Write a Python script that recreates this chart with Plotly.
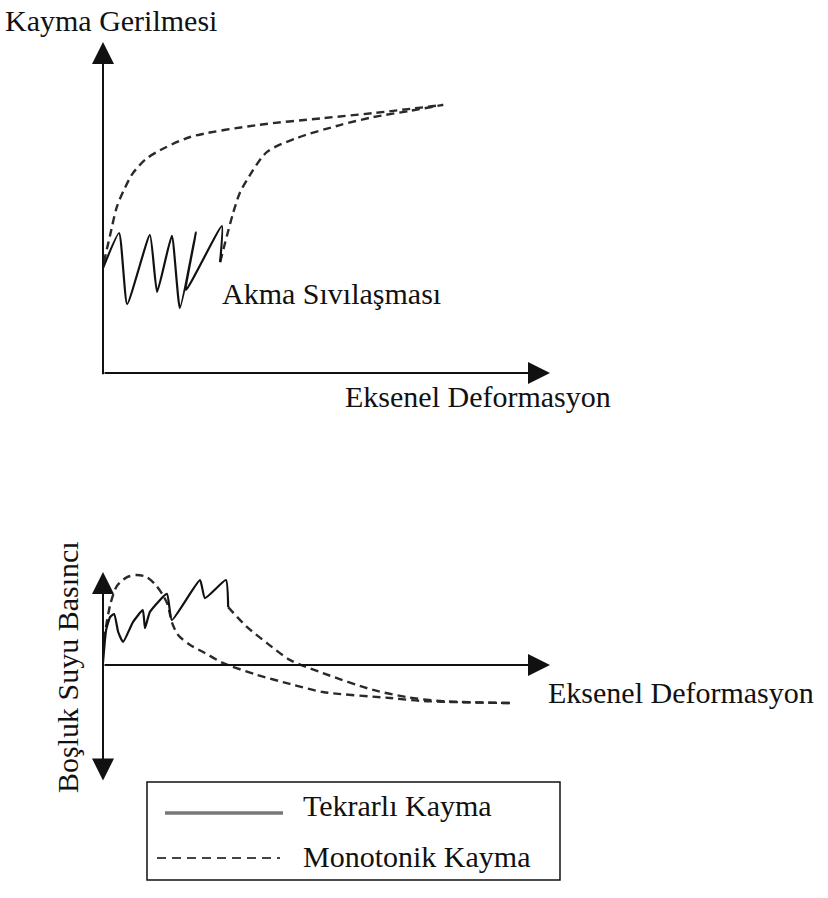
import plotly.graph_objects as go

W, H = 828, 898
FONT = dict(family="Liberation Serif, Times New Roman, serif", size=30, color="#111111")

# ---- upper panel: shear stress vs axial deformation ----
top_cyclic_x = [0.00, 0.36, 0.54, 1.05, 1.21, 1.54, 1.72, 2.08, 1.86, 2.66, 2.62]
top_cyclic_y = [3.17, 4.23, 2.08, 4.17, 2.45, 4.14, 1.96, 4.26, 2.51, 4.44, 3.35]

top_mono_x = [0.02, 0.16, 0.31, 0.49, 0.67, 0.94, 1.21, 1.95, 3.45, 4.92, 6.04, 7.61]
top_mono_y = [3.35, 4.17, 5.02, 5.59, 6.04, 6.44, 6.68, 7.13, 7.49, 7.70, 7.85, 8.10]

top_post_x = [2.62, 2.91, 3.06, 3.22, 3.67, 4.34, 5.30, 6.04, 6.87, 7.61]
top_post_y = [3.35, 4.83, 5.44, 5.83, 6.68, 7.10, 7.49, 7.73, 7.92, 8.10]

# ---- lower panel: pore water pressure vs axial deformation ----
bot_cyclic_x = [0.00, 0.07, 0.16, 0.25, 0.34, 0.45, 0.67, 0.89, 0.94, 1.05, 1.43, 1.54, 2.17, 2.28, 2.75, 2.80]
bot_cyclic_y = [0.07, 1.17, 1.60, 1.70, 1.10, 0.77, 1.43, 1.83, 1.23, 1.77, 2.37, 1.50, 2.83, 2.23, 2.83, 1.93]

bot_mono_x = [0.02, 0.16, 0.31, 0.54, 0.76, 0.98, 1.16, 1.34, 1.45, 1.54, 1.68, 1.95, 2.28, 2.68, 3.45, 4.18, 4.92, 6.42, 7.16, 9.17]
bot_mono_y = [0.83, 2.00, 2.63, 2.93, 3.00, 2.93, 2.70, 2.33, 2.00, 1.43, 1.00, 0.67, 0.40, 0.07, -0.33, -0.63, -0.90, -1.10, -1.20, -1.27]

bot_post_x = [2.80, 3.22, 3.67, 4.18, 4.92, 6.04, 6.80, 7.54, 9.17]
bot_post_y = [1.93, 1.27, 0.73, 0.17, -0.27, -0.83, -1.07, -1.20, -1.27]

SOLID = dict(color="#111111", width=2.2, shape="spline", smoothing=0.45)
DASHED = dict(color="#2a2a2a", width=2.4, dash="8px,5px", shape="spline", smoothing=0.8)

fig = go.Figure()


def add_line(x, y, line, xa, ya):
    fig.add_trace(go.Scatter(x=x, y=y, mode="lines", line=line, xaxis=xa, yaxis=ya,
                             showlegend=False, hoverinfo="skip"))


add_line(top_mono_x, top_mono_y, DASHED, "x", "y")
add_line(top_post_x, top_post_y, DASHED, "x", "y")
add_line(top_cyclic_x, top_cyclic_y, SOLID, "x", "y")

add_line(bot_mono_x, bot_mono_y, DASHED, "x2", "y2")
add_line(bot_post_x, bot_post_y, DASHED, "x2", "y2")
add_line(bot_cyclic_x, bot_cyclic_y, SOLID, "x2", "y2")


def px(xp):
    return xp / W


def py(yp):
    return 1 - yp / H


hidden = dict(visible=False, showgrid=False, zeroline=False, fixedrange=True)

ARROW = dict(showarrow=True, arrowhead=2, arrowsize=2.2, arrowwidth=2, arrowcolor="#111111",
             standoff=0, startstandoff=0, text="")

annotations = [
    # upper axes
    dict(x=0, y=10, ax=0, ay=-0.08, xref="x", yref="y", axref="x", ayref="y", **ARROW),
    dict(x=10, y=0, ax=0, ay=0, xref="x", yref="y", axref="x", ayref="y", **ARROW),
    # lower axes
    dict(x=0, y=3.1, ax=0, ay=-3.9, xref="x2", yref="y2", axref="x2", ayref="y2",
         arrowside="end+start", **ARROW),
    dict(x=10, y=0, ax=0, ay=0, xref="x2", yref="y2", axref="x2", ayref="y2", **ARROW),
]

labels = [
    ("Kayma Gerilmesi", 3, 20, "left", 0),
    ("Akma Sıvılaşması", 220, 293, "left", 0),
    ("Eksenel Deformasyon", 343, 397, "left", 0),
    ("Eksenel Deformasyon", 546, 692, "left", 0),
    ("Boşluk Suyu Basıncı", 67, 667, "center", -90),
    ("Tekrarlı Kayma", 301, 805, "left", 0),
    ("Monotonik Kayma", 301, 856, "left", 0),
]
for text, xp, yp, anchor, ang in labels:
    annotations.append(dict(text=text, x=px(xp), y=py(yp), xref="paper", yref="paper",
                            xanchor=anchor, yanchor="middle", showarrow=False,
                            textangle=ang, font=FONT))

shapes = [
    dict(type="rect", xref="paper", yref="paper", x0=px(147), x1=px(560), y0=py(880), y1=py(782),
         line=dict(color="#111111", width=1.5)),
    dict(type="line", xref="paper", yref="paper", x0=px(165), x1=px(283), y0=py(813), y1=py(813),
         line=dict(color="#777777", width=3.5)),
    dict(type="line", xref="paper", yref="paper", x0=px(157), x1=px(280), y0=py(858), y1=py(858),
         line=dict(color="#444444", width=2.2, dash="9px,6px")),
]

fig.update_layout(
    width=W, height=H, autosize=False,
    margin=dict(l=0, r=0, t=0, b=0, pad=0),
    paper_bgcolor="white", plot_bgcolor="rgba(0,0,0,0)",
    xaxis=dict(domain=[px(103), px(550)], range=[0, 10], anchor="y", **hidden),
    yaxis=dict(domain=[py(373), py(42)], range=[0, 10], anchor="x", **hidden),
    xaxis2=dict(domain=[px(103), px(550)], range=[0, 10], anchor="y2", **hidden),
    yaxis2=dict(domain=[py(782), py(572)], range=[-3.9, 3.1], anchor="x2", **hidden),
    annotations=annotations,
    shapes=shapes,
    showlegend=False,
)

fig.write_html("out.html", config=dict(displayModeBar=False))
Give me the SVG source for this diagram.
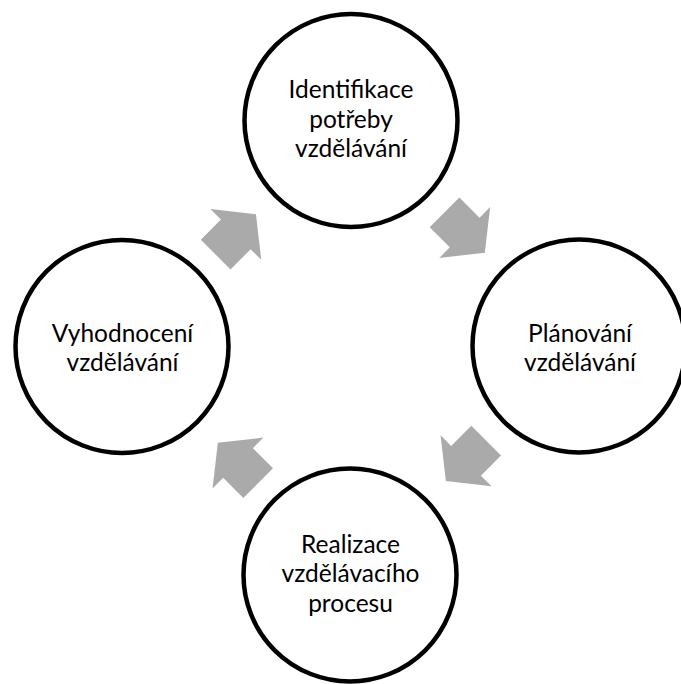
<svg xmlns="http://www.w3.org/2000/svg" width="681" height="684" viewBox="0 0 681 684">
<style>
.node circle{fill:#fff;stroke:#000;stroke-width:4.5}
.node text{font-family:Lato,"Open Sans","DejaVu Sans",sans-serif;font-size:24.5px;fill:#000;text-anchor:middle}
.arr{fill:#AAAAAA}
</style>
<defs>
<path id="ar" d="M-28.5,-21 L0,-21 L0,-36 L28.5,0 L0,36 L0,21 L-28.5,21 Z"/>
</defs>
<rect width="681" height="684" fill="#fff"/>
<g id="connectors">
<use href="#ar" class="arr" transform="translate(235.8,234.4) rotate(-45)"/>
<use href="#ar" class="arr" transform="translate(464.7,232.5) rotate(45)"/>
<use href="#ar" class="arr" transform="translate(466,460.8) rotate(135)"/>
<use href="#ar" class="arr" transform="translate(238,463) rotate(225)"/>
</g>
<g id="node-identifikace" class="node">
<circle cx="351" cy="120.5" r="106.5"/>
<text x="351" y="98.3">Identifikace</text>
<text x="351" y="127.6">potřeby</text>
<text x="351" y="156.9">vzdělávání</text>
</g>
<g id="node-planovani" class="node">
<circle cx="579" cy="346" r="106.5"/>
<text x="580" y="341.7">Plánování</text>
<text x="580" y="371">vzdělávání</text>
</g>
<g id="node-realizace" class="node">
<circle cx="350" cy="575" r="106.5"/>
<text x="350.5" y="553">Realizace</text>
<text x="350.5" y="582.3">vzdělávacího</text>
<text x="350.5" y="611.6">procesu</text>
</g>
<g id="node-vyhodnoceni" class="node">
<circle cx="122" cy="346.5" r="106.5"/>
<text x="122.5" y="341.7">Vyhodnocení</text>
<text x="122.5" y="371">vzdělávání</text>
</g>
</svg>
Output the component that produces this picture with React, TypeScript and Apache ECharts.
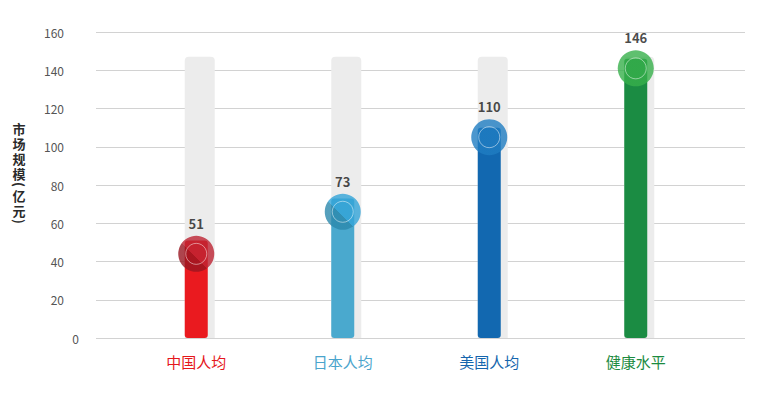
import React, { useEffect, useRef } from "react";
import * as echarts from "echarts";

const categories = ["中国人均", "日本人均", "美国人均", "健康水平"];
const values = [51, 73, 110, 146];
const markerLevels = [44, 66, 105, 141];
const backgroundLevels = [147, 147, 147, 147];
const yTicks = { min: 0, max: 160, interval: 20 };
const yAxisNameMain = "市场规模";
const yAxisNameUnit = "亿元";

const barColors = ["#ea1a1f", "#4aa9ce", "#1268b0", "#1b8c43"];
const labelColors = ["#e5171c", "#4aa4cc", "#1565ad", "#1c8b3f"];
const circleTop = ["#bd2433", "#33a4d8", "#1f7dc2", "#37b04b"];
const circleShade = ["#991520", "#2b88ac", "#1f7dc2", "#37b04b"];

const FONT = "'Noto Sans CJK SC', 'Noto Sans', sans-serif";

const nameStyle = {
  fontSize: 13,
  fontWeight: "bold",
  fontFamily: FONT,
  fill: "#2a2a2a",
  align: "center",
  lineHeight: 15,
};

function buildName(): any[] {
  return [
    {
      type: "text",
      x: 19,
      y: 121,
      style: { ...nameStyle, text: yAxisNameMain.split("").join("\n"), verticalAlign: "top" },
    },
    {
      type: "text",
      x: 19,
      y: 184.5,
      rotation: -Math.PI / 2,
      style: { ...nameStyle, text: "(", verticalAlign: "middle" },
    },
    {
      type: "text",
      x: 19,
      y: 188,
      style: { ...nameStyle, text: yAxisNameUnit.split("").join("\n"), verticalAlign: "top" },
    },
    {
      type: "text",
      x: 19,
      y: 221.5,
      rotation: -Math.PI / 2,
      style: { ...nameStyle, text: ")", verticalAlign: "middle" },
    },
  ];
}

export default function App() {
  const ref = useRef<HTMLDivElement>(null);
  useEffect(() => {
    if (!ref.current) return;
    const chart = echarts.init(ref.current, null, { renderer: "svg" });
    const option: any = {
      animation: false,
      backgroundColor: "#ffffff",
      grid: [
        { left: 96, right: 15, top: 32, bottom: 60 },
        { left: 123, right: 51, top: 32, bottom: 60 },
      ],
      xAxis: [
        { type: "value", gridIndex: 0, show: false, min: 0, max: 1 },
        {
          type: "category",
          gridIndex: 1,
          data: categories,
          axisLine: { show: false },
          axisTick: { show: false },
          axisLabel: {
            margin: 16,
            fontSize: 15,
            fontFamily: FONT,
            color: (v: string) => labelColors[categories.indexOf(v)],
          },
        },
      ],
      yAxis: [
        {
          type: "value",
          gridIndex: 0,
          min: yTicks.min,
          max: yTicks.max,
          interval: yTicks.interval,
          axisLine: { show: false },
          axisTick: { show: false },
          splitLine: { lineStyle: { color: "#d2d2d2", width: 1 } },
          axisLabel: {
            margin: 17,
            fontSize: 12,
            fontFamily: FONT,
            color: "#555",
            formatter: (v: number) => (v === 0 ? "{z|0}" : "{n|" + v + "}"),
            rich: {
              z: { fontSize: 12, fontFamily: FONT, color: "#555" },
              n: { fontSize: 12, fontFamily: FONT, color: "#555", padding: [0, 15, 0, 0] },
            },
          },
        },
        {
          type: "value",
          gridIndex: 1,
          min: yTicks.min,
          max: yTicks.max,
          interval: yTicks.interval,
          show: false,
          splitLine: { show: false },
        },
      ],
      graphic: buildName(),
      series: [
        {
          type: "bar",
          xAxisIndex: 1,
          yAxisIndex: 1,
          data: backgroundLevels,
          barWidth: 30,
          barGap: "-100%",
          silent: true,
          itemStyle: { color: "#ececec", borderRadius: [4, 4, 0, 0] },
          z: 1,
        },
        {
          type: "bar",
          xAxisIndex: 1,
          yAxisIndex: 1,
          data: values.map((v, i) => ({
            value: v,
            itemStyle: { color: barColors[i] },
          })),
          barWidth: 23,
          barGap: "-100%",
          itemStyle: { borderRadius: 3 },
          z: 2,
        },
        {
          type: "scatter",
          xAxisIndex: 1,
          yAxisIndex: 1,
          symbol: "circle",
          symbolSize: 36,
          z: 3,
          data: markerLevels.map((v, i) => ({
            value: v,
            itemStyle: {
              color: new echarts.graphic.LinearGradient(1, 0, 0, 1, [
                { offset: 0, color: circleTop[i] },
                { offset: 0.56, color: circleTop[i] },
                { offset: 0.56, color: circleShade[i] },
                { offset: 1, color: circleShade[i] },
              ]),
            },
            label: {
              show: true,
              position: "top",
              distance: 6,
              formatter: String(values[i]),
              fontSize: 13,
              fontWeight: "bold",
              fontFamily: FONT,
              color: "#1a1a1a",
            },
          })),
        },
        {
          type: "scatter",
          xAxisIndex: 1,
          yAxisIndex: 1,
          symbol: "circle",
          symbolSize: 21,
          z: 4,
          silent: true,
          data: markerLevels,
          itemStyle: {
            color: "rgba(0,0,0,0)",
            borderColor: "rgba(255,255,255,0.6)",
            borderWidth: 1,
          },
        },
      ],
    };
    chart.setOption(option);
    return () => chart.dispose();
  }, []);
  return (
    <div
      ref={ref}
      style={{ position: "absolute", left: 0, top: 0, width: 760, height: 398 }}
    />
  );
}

□ □ □

**Instructions to follow**
Without the pictures, repeat the entries above line by line, from the first through the one that contains "2.51, 4.44, 3.35]", both ends included.

**Final result**
Write a Python script that recreates this chart with Plotly.
import plotly.graph_objects as go

W, H = 828, 898
FONT = dict(family="Liberation Serif, Times New Roman, serif", size=30, color="#111111")

# ---- upper panel: shear stress vs axial deformation ----
top_cyclic_x = [0.00, 0.36, 0.54, 1.05, 1.21, 1.54, 1.72, 2.08, 1.86, 2.66, 2.62]
top_cyclic_y = [3.17, 4.23, 2.08, 4.17, 2.45, 4.14, 1.96, 4.26, 2.51, 4.44, 3.35]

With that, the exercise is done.